# CARP as a module



## LoZio (Mar 24, 2010)

Hi
 I'm using CARP on several installs and have compiled the kernel with "device carp" to have it work.
I would like to know if there is a way to load CARP as a kernel module, without having to compile a custom kernel. This will streamline binary upgrades.
Thanks


----------



## DutchDaemon (Mar 24, 2010)

Status: http://lists.freebsd.org/pipermail/freebsd-net/2009-April/021774.html

The -net mailing list would be the place to ask, I guess.


----------



## LoZio (Mar 25, 2010)

DutchDaemon said:
			
		

> Status: http://lists.freebsd.org/pipermail/freebsd-net/2009-April/021774.html
> 
> The -net mailing list would be the place to ask, I guess.

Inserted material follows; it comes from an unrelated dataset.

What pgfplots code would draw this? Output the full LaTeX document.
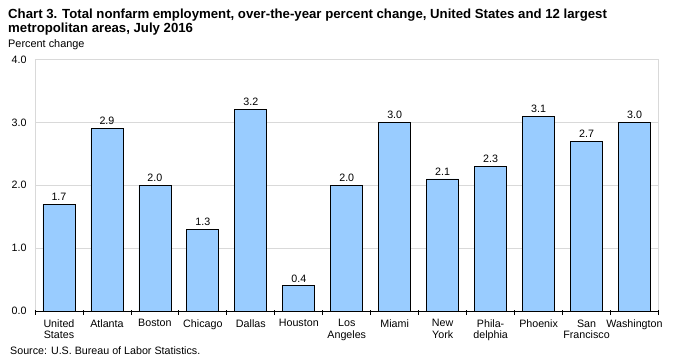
\documentclass[border=0pt]{standalone}
\usepackage{fontspec}
\setmainfont{Liberation Sans}
\usepackage{pgfplots}
\pgfplotsset{compat=1.18}
\definecolor{barblue}{HTML}{99CCFF}
\definecolor{gridgray}{HTML}{D9D9D9}
\begin{document}
\begin{tikzpicture}[x=1pt,y=1pt]
\path[use as bounding box] (0,0) rectangle (673,-362);
\node[anchor=base west, font=\fontsize{13.2}{14.3}\selectfont\bfseries, inner sep=0] at (8,-18.3) {Chart 3. Total nonfarm employment, over-the-year percent change, United States and 12 largest};
\node[anchor=base west, font=\fontsize{13.2}{14.3}\selectfont\bfseries, inner sep=0] at (8,-32.5) {metropolitan areas, July 2016};
\node[anchor=base west, font=\fontsize{10.9}{12}\selectfont, inner sep=0] at (8,-47.7) {Percent change};
\node[anchor=base west, font=\fontsize{10.7}{12}\selectfont, inner sep=0] at (10,-354) {Source: U.S. Bureau of Labor Statistics.};
\begin{axis}[
  at={(35pt,-311pt)}, anchor=south west,
  scale only axis, width=623.5pt, height=251.5pt,
  xmin=-0.5, xmax=12.5, ymin=0, ymax=4,
  /pgf/number format/assume math mode=true,
  ytick={0,1,2,3,4},
  yticklabel style={font=\fontsize{10.7}{12}\selectfont, /pgf/number format/.cd, fixed, fixed zerofill, precision=1},
  ytick style={draw=none},
  ymajorgrids, grid style={gridgray, line width=0.8pt},
  axis line style={draw=gridgray, line width=0.8pt},
  xtick pos=bottom,
  tick align=outside,
  major tick length=5pt,
  xtick={0,...,12},
  xtick style={draw=none},
  xticklabels={{United\\States},Atlanta,Boston,Chicago,Dallas,Houston,{Los\\Angeles},Miami,{New\\York},{Phila-\\delphia},Phoenix,{San\\Francisco},Washington},
  xticklabel style={align=center, font=\fontsize{10.7}{11.5}\selectfont},
  extra x ticks={-0.5,0.5,...,12.5},
  extra x tick labels={},
  extra x tick style={grid=none, xtick style={draw=black, line width=0.8pt, yshift=1.5pt}},
  ybar, bar width=32pt,
  nodes near coords,
  nodes near coords style={font=\fontsize{10.7}{12}\selectfont, /pgf/number format/.cd, fixed, fixed zerofill, precision=1},
  clip=false,
]
\addplot[fill=barblue, draw=black, line width=0.8pt] coordinates {
(0,1.7) (1,2.9) (2,2.0) (3,1.3) (4,3.2) (5,0.4) (6,2.0) (7,3.0) (8,2.1) (9,2.3) (10,3.1) (11,2.7) (12,3.0)
};
\draw[black, line width=0.8pt] (rel axis cs:0,0) -- (rel axis cs:1,0);
\end{axis}
\end{tikzpicture}
\end{document}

Well, this is a quite interesting. Nevertheless this way of doing is far from my original idea of simplifying updates via binary upgrades.
As a side question: is there somewhere some reading or webcast that describes the FreeBSD kernel at a level more than basic ("it is the core of an OS...") and less than the detail of each kernel data structure?
Something like Russinovich's speaks on NT Kernel (see http://channel9.msdn.com/shows/Going+Deep/Mark-Russinovich-Inside-Windows-7/) and the variuos "Inside Windows Xxx" series.
Thanks


----------



## DutchDaemon (Mar 25, 2010)

FreeBSD Kernel Internals, Dr. Marshall Kirk McKusick ->  http://www.youtube.com/watch?v=nwbqBdghh6E
FreeBSD Architecture Handbook -> http://www.freebsd.org/doc/en_US.ISO8859-1/books/arch-handbook/index.html
The Design and Implementation of the 4.4BSD Operating System -> http://www.freebsd.org/doc/en_US.ISO8859-1/books/design-44bsd/index.html
http://forums.freebsd.org/showthread.php?t=10118


----------



## LoZio (Mar 25, 2010)

DutchDaemon said:
			
		

> FreeBSD Kernel Internals, Dr. Marshall Kirk McKusick ->  http://www.youtube.com/watch?v=nwbqBdghh6E
> FreeBSD Architecture Handbook -> http://www.freebsd.org/doc/en_US.ISO8859-1/books/arch-handbook/index.html
> The Design and Implementation of the 4.4BSD Operating System -> http://www.freebsd.org/doc/en_US.ISO8859-1/books/design-44bsd/index.html
> http://forums.freebsd.org/showthread.php?t=10118



Wow.
Warming the printer right now 
Thanks a lot.


----------



## DutchDaemon (Mar 25, 2010)

http://fxr.watson.org/fxr/source/kern/?v=FREEBSD72 as well, I guess.


----------